Rick told me that if he had not had such a strong and clear investment thesis he would have folded. He actually sat down and thought it out and asked himself these questions as the stock was tanking:

“Has anything changed in the market?” “No.”
“Has anything changed with the company?” “No.”
“Has anything changed in the industry?” “No.”
“Do I still believe in my thesis?” “Yes.”

So, instead of folding and losing 90% of his money, he reconfirmed his thesis and did a second 1 ½ cent financing.

Three years later, the stock went to $10.00.

That is the power of your investment thesis.

Now I don’t at all mean to imply that Rick’s results are “typical” (they are not…they are truly the stuff legends are made of but do happen to great investors who have strong investment theses and lots of guts).

But what I do want to point out is the power behind this tool—it’s emotionally painful to watch your just-purchased investment immediately go down, and then go down some more (believe me, I know!).

But if you can dust off your trusty investment thesis and can adequately answer the question “why did I invest in this?” you should immediately be able to analyze whether anything material or substantial has changed, or whether you should stay the course, even averaging down as Rick did.

One last note before I let you go…(and yes, I realize my goal of sub-1000 words was an epic fail)   🙂

You might notice that Rick knew a lot about the uranium industry and the state of it when he formed his thesis—the annual production, the annual demand, the cost of production, what they could sell it for, and the inventory.

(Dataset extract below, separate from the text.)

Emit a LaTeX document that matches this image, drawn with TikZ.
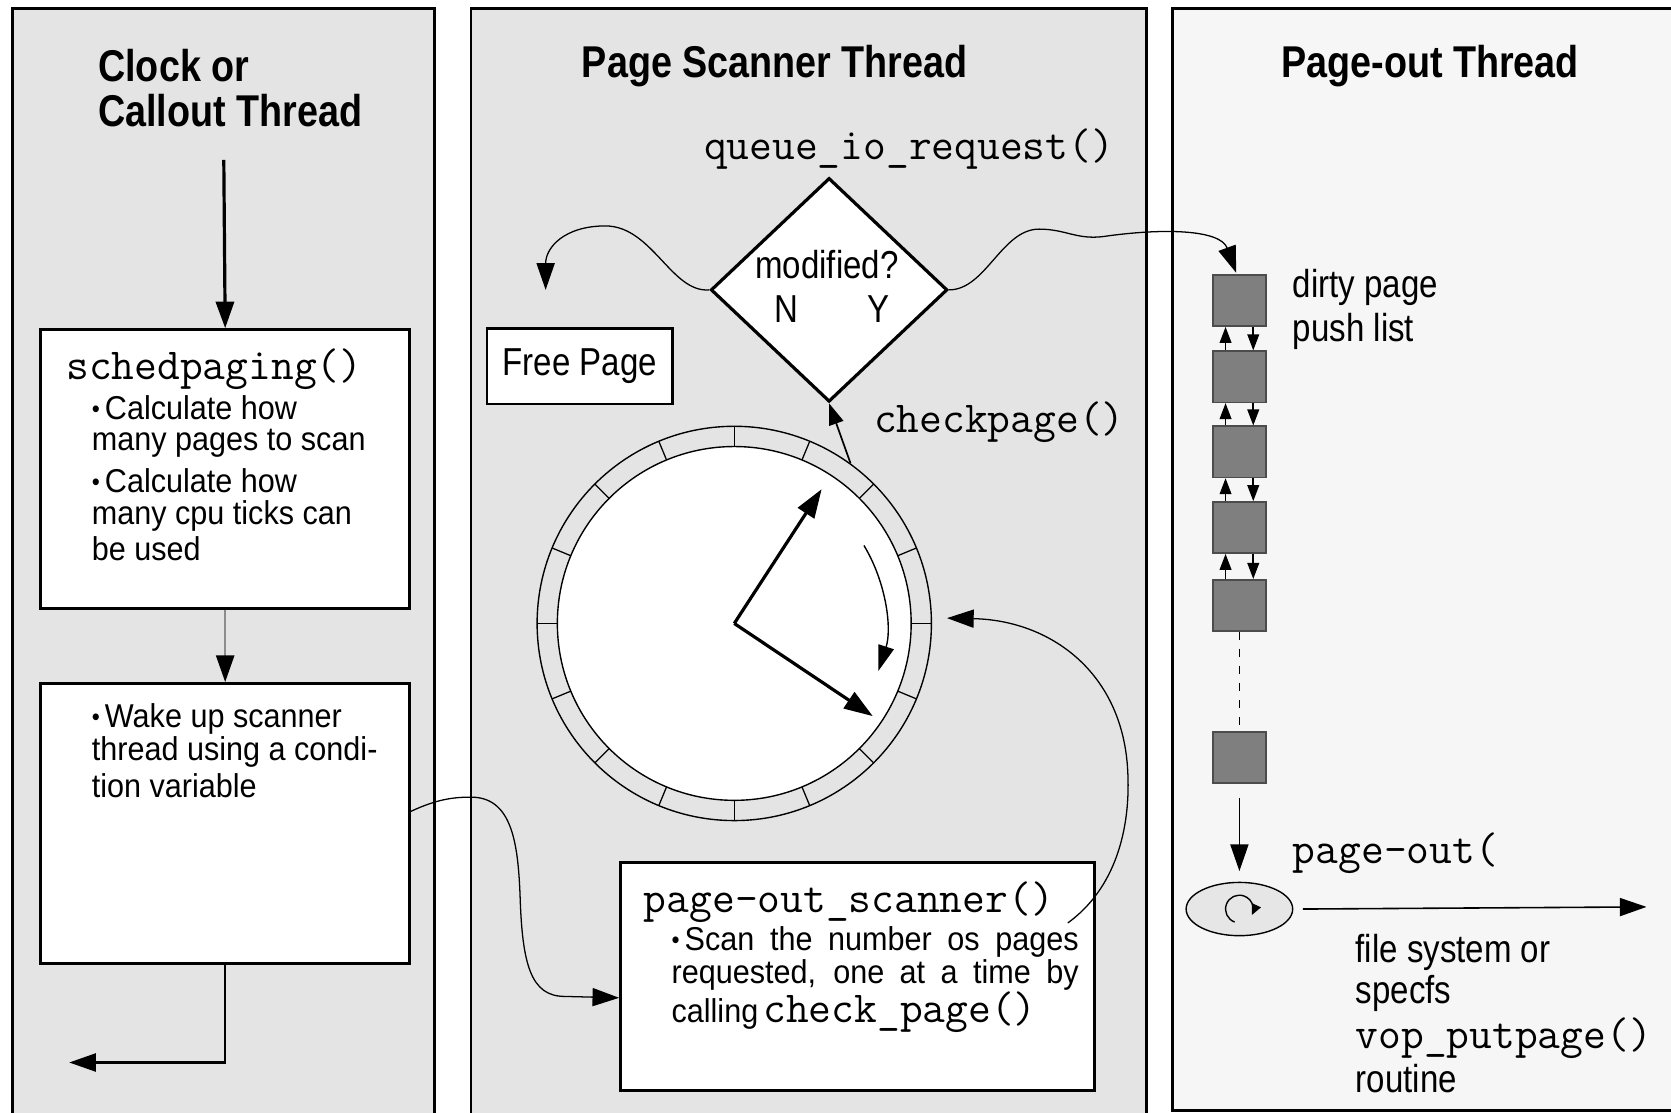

He didn’t just offhandedly say, “gee, uranium sounds good, maybe I’ll try that!” like so many of us are tempted to do. In fact, he said at one point that he knew more about Paladin than any other human being on the planet, and I believe him.

So when I mention the “three-minute” thesis, I don’t mean for you to spend three minutes on your thesis…I mean for you to spend as much time as you need to make your thesis completely unassailable, and then boil it down to its essence so that you can clearly communicate it to a non-financial human in under three minutes.

What do you think? Do you use investment theses in your investing? Have they worked for you? I’d love to hear your thoughts in the comments!